Опять я кавычки забыл поставить. Это рассказывает сам Короленко. [159] Мы, правда, голубым фуражкам не радовались. Но кому не обрадуешься, если в вагон-заке попадёшь под маятник.
Обычному пассажиру на промежуточной маленькой станции лихо — сесть, а сойти — отчего же? — скидывай вещи и прыгай. Не то с арестантом. Если местная тюремная охрана или милиция не придут за ним или опоздают на две минуты, — тю-тю! — поезд тронулся, и теперь везут этого грешного арестанта — до следующей пересылки. И хорошо, если до пересылки — там тебя опять кормить начнут. А то — до конца вагонного маршрута, там в пустом вагоне продержат часиков восемнадцать да везут назад с новым набором, и опять, может быть, не выйдут за тобой — и опять в тупик, и опять сидеть, и всё это время ведь не кормят! Ведь на тебя выписали до первого взятия, бухгалтерия не виновата, что тюрьма проворонила, ты ведь числишься уже за Тулуном. И конвой своими хлебами тебя кормить не обязан. И качают тебя шесть раз (бывало!): Иркутск — Красноярск, Красноярск — Иркутск, Иркутск — Красноярск, так увидишь на перроне Тулуна картуз голубой — готов на шею броситься: спасибо, родненький, что выручил!
159
"История моего современника", Собр. соч., М, 1955, т. VII, стр. 166
В вагон-заке и за двое суток так изморишься, задохнёшься, изомлеешь, что перед большим городом сам не знаешь: то ли б ещё помучиться, да скорей доехать, то ль отпустили б размяться маленько, на пересылку.
Но вот завозился конвой, забегал. Выходят в шинелях, стучат прикладами. Значит, выгружают весь вагон.
Сперва конвой станет крэгом у вагонных ступенек, и едва ты с них скатишься, свалишься, сорвёшься, — конвоиры дружно и оглушительно кричат тебе со всех сторон (так учены): "Садись! Садись! Садись!" Это очень действует, когда в несколько глоток и не дают тебе поднять глаз.
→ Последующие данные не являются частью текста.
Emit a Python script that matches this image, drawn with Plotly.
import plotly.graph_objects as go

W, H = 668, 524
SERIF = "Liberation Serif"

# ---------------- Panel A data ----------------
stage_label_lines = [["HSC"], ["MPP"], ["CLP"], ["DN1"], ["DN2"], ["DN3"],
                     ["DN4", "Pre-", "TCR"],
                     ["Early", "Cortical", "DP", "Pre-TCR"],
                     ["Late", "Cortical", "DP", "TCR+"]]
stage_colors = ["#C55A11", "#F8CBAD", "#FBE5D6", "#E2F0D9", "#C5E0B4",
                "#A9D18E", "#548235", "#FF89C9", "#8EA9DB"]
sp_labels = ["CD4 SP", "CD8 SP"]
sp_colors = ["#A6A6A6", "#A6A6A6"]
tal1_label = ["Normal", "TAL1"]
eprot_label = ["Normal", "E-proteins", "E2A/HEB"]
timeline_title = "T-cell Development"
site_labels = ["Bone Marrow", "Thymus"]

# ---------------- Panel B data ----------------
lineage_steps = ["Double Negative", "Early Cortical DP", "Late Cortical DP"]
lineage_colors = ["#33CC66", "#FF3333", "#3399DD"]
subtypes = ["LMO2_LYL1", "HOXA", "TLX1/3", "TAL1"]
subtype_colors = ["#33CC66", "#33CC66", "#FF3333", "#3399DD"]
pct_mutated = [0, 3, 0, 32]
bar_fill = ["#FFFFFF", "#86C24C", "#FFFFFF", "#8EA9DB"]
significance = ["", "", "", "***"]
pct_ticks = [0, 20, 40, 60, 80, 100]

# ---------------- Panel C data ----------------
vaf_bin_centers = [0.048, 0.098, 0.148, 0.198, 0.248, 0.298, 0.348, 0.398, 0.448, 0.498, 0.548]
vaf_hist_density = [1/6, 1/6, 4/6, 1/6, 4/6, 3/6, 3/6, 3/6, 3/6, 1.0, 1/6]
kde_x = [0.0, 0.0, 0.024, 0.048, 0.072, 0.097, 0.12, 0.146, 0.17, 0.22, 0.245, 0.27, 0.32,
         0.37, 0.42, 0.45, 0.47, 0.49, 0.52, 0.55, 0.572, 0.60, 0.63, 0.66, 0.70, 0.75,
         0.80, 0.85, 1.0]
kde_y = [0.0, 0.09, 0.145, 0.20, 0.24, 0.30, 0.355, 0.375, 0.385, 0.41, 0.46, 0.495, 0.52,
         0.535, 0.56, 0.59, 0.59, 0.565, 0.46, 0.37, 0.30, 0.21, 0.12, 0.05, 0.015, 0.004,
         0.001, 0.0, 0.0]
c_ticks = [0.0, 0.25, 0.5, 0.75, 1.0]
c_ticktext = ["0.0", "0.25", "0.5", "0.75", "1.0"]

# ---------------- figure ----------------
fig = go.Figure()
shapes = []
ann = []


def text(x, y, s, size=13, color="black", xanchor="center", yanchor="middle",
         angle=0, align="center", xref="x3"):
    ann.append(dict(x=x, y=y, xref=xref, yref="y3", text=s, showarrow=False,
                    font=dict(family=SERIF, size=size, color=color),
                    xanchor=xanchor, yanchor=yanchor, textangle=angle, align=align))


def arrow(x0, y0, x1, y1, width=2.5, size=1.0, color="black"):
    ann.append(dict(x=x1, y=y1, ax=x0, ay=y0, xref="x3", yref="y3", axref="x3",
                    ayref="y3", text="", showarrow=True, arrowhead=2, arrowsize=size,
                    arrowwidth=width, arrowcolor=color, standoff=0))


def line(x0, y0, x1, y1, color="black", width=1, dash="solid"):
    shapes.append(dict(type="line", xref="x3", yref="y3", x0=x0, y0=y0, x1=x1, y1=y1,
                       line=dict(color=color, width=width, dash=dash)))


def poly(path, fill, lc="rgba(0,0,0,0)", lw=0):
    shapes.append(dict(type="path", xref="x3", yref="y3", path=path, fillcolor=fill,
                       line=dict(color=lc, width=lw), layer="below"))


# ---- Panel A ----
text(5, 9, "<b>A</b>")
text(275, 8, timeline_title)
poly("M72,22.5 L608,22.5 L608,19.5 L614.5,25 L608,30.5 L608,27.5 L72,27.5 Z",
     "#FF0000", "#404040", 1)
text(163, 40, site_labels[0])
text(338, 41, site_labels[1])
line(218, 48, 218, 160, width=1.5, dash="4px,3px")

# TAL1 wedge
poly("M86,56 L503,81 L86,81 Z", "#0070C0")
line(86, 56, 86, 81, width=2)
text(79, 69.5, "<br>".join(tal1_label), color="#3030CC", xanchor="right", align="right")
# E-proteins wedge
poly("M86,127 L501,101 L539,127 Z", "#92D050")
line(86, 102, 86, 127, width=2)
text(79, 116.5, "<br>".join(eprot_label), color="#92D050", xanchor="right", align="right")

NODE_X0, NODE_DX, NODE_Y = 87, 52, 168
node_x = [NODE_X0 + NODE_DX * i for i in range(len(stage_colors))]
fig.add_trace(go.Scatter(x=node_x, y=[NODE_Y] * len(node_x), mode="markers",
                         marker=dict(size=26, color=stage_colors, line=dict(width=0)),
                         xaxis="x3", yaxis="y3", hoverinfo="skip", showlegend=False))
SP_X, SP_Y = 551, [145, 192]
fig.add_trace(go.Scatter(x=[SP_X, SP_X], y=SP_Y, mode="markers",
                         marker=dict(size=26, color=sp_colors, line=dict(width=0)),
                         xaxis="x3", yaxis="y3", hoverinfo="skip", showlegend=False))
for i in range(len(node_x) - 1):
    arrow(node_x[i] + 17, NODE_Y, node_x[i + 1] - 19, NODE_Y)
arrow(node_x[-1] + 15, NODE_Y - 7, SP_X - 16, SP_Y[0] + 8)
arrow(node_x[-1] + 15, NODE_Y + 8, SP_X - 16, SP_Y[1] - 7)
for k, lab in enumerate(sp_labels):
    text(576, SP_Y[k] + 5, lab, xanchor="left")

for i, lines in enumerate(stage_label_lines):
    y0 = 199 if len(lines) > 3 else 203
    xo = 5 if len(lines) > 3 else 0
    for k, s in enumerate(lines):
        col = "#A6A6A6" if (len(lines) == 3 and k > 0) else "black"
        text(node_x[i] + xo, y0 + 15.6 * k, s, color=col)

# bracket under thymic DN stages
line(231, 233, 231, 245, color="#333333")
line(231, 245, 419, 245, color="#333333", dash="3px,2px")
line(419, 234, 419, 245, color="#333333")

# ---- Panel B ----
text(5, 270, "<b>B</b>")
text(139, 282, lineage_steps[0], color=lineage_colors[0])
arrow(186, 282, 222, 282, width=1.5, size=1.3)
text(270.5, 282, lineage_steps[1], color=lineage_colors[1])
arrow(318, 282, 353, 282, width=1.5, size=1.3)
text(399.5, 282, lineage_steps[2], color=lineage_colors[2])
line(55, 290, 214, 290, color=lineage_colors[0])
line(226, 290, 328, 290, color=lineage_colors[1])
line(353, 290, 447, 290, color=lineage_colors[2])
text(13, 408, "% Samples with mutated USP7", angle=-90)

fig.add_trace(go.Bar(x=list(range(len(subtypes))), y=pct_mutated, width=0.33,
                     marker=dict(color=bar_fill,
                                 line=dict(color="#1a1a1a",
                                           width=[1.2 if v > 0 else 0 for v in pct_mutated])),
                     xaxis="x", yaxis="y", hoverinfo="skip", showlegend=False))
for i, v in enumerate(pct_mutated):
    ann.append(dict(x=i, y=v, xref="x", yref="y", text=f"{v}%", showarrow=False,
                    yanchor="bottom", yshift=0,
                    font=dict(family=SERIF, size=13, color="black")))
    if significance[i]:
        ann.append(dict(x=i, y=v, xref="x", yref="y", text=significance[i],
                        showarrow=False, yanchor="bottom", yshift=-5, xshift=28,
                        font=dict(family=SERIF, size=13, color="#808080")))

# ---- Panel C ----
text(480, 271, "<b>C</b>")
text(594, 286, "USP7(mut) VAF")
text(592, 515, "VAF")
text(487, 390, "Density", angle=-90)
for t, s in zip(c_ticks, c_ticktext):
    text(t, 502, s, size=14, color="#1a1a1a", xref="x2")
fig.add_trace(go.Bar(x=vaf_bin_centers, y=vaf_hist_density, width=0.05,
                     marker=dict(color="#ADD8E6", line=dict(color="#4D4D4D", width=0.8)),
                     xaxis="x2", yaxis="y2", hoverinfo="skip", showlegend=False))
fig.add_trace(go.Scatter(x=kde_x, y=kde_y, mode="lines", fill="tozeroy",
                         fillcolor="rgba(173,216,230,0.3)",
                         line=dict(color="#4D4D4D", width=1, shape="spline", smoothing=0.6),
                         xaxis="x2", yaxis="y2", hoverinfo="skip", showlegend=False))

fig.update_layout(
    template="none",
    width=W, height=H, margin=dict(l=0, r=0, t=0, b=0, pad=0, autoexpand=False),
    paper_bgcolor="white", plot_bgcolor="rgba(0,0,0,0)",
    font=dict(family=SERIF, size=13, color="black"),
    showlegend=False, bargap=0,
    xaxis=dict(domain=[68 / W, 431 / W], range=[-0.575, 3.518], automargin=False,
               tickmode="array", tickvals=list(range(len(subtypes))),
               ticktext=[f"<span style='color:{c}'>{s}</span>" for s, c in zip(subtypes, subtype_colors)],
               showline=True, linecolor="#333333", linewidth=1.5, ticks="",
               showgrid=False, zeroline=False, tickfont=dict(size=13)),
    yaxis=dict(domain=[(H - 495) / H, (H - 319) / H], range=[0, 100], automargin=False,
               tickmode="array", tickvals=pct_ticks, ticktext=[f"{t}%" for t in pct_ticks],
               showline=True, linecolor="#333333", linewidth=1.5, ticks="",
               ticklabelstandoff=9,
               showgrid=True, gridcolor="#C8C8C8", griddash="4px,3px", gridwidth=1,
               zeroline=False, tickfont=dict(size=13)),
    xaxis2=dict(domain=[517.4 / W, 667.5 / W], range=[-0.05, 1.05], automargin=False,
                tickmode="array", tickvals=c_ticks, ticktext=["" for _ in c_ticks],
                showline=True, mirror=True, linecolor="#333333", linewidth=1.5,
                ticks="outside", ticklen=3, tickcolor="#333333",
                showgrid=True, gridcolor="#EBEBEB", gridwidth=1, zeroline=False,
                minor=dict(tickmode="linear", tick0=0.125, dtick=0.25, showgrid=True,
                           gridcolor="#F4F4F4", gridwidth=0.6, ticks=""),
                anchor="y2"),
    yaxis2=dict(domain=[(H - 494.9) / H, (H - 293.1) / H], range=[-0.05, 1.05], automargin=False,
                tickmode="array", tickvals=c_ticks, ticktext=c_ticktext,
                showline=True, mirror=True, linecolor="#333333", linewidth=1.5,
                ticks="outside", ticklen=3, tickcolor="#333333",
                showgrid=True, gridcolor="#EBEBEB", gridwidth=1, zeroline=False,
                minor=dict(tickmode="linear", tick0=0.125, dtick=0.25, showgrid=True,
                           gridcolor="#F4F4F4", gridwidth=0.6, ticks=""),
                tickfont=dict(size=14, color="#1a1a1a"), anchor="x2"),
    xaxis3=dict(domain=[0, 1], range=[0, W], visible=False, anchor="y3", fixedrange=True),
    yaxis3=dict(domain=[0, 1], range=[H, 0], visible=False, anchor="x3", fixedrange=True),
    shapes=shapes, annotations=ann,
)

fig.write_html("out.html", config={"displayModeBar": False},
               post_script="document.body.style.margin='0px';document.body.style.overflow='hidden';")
Как под разрывами снарядов, ты невольно корчишься, спешишь (а куда тебе спешить?), жмёшься к земле и садишься, догнав тех, кто слез раньше.
"Садись!" — очень ясная команда, но если ты арестант начинающий, ты её ещё не понимаешь. В Иванове на запасных путях я по команде этой с чемоданом в обнимку (если чемодан не в лагере, а на воле, у него всегда рвётся ручка и всегда в крутую минуту) перебежал, поставил его на землю долгой стороной и, не углядев, как сидели передние, сел на чемодан — не мог же я в офицерской шинели, ещё не такой уж грязной, ещё с необрезанными полами, сесть прямо на шпалы, на тёмный промазученный песок! Начальник конвоя — румяная ряшка, добротное русское лицо, разбежался — я не успел понять, чту он? к чему? — и хотел, видно, святым сапогом в окаянную спину, но что-то удержало — не пожалел своего наблещенного носка, стукнул в чемодан и проломил крышку. "Са-дись!" — пояснил он. И только тут меня озарило, что как башня я возвышаюсь среди окружающих зэков — и ещё не успев спросить: "А как же сидеть?", я уже понял, как, и берегомой своей шинелью сел, как все люди, как сидят собаки у ворот, кошки у дверей.